An exact analytical solution to $x=\cos(x)$

Question

When we want to solve $x = \cos\left(\,x\,\right)$, usually we use Matlab. Here is my matlab code from Zhihu, a Chinese academic discussion website like Quora (And I run it on my laptop):

x = 1; %The code is from Zhihu. 本代码来自知乎
delta = inf;
count = 0;
while abs(delta) > 1e-10
delta = (x - cos(x))/(1 + sin(x));
x = x - delta;%Newton's method, 牛顿迭代法
count = count + 1;
disp([num2str(count),':',num2str(x， 10)]);%Output the answer
end

And its output:

1:0.7503638678
2:0.7391128909
3:0.7390851334
4:0.7390851332
5:0.7390851332

It converges fastly.

However a paper, published by $2$ professors in North Carolina State University and was cited $30$ times, claims that they have got a complicated $\textbf{exact}$ analytical solution to Kepler's equation: $$ e\sin\left(\,E\,\right)= E - M $$

Suppose $x = \cos\left(\,x\,\right)$. Let $x = y - \pi/2$, then it is reduced to Kepler's equation $\sin\left(\,y\,\right) = y - \pi/2$ with $$ e = 1\,,\ E = y\,,\ M = {\pi \over 2} $$ According to the paper, $x = \cos\left(\,x\,\right)$ can be solved exactly ( That's incredible ). How do you look on this paper ? I fail to catch its steps while reading it.

Answer 1

This is a misunderstanding caused by the fact that the word "analytic" is used two different ways with two completely different meanings. It's a matter of the same English word being used in two different ways.

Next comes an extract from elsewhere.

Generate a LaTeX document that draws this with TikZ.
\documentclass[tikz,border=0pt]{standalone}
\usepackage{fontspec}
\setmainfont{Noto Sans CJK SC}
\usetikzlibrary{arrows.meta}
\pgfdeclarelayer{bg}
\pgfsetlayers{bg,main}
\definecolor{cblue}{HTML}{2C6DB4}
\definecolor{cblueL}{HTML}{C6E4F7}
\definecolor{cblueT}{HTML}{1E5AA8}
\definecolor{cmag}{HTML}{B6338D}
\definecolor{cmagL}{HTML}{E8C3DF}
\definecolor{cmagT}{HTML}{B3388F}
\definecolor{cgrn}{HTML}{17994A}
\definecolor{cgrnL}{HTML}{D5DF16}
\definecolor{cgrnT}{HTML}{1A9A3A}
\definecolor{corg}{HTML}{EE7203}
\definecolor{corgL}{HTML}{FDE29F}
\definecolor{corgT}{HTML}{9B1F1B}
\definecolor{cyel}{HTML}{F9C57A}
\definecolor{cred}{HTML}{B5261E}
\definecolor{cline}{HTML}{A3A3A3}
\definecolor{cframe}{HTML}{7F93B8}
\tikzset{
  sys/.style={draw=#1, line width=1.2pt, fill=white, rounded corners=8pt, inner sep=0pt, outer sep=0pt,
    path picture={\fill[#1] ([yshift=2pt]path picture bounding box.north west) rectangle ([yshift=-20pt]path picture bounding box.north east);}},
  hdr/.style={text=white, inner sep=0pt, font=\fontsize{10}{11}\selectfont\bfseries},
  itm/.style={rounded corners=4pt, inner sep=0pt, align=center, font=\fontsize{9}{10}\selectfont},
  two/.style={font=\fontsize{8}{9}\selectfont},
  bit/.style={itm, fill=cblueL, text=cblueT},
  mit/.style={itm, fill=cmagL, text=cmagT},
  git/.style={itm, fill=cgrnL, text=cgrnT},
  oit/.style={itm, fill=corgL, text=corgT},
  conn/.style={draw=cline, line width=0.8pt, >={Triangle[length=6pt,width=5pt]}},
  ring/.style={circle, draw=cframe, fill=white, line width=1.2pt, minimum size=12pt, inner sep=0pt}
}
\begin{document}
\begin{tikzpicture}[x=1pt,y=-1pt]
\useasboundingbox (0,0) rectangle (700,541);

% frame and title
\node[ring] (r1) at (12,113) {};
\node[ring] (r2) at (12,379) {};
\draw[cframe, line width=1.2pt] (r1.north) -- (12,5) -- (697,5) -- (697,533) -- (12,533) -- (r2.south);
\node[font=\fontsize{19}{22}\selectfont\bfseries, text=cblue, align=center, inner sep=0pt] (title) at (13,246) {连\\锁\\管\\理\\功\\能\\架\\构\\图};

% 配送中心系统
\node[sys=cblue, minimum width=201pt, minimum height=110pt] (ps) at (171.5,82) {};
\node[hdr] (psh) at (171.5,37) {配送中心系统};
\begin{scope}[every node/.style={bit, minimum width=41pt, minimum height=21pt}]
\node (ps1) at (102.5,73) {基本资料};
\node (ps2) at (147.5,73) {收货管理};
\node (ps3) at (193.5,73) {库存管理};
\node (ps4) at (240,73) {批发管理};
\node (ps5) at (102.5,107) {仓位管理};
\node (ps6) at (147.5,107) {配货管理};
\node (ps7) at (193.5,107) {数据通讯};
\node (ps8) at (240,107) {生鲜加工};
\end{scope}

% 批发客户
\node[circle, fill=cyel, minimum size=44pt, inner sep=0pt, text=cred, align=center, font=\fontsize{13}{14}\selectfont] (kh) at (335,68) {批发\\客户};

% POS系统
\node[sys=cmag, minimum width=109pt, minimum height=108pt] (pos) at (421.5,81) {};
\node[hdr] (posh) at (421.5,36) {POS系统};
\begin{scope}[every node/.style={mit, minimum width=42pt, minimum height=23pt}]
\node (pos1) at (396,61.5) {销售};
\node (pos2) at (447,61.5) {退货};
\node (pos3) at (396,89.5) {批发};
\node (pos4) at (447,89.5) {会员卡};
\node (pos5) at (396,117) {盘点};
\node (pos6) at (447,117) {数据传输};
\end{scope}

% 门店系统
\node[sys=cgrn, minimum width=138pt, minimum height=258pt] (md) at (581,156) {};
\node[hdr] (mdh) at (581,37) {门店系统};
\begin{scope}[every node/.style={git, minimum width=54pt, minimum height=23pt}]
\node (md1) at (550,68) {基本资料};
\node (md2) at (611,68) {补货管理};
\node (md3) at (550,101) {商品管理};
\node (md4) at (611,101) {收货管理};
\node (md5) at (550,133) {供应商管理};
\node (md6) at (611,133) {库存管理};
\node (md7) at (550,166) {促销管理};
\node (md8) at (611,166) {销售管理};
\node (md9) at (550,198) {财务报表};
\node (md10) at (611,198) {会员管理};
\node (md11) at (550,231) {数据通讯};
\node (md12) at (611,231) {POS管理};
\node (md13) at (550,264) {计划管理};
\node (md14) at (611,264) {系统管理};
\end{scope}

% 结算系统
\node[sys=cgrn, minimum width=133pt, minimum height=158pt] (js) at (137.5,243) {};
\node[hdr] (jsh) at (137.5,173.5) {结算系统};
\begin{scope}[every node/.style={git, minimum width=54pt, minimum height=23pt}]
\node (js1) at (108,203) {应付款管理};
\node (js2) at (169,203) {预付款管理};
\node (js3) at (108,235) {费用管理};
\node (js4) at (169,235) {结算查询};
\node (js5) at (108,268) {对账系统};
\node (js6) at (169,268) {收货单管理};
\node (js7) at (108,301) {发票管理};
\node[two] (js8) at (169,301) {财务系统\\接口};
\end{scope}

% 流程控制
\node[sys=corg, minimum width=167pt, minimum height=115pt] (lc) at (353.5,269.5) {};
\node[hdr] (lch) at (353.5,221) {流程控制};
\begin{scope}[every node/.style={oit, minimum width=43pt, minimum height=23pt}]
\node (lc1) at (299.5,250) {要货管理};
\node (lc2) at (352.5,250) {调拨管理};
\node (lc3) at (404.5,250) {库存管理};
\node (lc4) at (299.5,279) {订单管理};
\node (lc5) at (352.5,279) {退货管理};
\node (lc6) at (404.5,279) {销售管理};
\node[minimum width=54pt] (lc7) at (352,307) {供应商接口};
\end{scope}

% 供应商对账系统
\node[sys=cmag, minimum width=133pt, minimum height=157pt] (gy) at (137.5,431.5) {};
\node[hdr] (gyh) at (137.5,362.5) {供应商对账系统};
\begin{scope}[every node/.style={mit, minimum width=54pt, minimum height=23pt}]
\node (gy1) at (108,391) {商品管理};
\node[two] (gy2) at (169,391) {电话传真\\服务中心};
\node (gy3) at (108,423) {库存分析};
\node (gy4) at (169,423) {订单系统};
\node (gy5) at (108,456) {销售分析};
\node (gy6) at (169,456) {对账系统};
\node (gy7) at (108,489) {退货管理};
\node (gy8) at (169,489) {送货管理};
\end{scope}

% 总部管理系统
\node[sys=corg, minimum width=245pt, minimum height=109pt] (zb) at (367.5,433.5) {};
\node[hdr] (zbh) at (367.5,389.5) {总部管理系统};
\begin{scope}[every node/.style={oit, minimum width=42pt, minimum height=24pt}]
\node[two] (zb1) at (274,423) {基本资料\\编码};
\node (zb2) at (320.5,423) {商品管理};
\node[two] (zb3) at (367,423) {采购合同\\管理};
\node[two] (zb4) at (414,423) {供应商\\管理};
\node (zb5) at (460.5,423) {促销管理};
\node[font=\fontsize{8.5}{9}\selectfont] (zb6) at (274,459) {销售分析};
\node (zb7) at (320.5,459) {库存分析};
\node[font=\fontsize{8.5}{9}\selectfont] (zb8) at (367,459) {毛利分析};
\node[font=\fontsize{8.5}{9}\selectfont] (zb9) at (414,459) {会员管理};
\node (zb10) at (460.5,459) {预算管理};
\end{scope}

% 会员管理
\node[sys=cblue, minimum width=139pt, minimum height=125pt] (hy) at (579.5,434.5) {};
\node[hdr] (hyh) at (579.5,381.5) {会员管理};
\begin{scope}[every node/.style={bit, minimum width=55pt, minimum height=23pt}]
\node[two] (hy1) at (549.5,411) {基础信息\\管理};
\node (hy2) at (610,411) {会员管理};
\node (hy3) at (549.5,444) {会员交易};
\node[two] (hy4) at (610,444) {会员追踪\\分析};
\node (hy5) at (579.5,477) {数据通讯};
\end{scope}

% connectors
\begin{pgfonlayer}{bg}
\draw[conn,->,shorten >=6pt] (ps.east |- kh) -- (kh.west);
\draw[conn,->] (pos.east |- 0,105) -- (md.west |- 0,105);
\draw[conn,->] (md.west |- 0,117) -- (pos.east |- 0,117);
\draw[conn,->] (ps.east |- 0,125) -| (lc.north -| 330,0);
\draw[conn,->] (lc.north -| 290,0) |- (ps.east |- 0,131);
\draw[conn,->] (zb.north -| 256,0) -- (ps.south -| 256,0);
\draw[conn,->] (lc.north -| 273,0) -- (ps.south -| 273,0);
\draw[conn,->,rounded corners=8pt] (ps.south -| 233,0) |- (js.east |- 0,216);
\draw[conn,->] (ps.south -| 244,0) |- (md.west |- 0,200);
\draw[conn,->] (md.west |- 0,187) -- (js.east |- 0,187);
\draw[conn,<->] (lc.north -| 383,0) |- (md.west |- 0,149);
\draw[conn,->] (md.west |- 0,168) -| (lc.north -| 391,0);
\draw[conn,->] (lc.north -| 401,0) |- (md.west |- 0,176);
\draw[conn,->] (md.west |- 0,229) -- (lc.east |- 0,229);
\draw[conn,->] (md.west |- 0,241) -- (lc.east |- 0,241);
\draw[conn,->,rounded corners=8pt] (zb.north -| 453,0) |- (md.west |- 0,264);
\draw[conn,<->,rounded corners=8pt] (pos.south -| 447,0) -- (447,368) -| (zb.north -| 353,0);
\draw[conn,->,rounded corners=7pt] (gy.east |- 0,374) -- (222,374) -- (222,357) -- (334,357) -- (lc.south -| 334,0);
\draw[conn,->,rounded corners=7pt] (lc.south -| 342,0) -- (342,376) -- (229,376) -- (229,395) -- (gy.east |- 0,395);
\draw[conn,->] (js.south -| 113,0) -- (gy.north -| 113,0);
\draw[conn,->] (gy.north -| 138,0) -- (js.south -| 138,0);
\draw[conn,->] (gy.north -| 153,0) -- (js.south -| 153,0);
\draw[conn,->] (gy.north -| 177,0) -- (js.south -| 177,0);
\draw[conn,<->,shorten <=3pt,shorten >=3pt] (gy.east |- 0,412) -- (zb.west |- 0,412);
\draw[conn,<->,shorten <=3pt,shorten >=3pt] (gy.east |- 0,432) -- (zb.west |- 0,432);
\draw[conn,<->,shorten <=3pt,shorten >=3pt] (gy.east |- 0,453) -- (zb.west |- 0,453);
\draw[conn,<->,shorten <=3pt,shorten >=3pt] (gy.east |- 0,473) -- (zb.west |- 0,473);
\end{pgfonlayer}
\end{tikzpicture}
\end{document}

The authors of the paper are using the word "analytic" (or perhaps "analytical") in the sense of an analytic function, i.e., a function that is locally given by a convergent power series.

They are not using the word in the sense of an analytic expression, i.e. a mathematical expression constructed using well-known operations that lend themselves readily to calculation.

Answer 2

Forsooth! If $F(z)$ is an analytic function on a region $G$ of the complex plane, and the only zero of $F(z)$ in $G$ is at $z=p$, and $\Gamma$ is a positively oriented closed contour around $p$ (with winding number $1$) inside $G$, then by the Residue Theorem $$ p = \frac{1}{2\pi i m} \oint_\Gamma \dfrac{z F'(z)}{F(z)}\; dz $$ where $m$ is the multiplicity of the zero at $z=p$. Thus solutions to equations $F(z) = 0$ for analytic functions $F$ can always be expressed "analytically" as integrals.

In this case you could take $F(z) = \cos(z) - z$. There is one simple zero inside the unit circle, and so it is

$$ \frac{1}{2\pi i} \oint_\Gamma \dfrac{z (-\sin(z) - 1)}{\cos(z)-z} \; dz$$

which using the parametrization $z = e^{i\theta}$ becomes

$$ \frac{1}{2\pi} \int_0^{2\pi} \dfrac{e^{2i\theta}\left(1 + \sin\left(e^{i\theta}\right)\right)}{e^{i\theta} - \cos\left(e^{i\theta}\right)}\; d\theta $$

I haven't bothered to check if this is the same integral these authors find. Of course, many other choices of contour and parametrization could be used. But no formula of this type would be worth publishing in the 20th or 21st centuries.